Additionally there are reports of the central government introducing regulations on financial holdings companies including Ant Financial. Such companies are deemed too big to fail, as collapse would lead to a huge risk to the financial system. Companies that work in two or more financial industries may eventually be required to get licenses from the central bank and fulfill capital requirements. The government may also restrict ownership structure and inter-group transactions for larger firms.
The introduction of new regulations will probably decrease Ant Financial’s business scale and profitability. Customers may feel the burden of regulations on money market transfers and opt for a different kind of outlet or platform for their funds. Additional capital requirements in certain business areas of the company may also reduce the available funds for lending and investment, limiting potential profits. In short, regulations would threaten Ant Financial’s ambitious expansion.
But, it should be noted that Ant Financial has already faced regulation before. Government regulations, which were introduced in 2017, for instance, stated that money market fund managers had to put 0.5% of net assets aside to control bad debt. Additional regulations also reduced sales of debt-backed consumer loans. This affected two of Ant Financial’s online microloan services Huabei and Jiebei, since the company had to discontinue making loans and moving them off balance sheet into asset-backed securities.

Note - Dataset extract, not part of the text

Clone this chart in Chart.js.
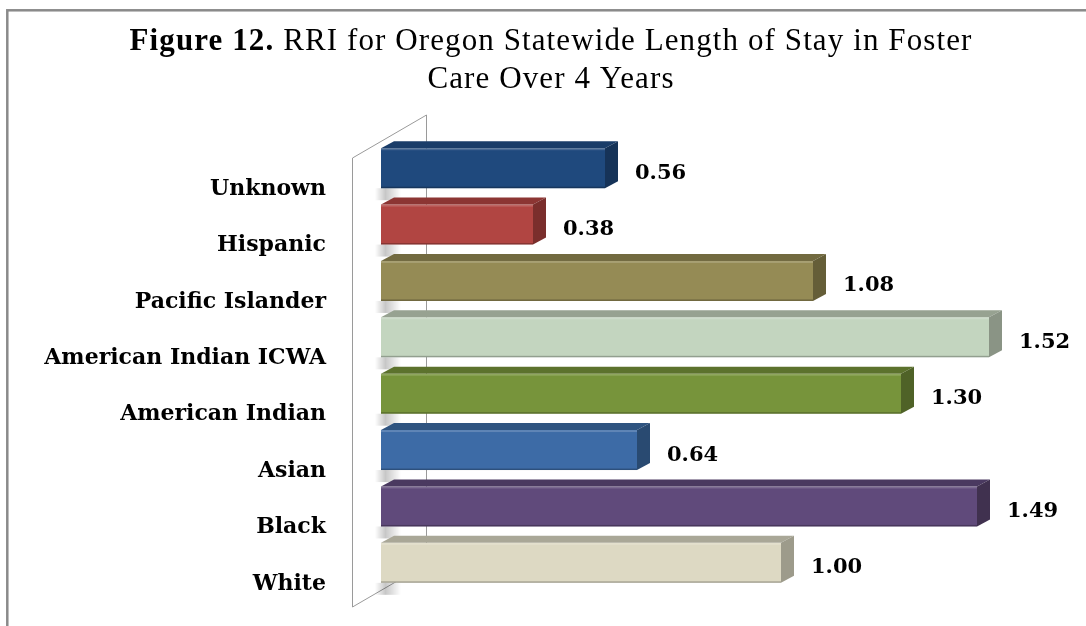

Regulations have certainly decreased the profitability of microlenders, as the number of asset-backed securities that Ant Financial sold dropped from 31 billion RMB in the first quarter of 2107, to 10.7 billion RMB by March 2018. However, it is possible for the much-anticipated regulation on financial holding firms to have a bigger impact than the previous rules. Ant Financial is likely to face bigger challenges to growth. The new regulations were created for the benefit of the financial economy, but will greatly impact China’s largest fintech firm, Ant Financial.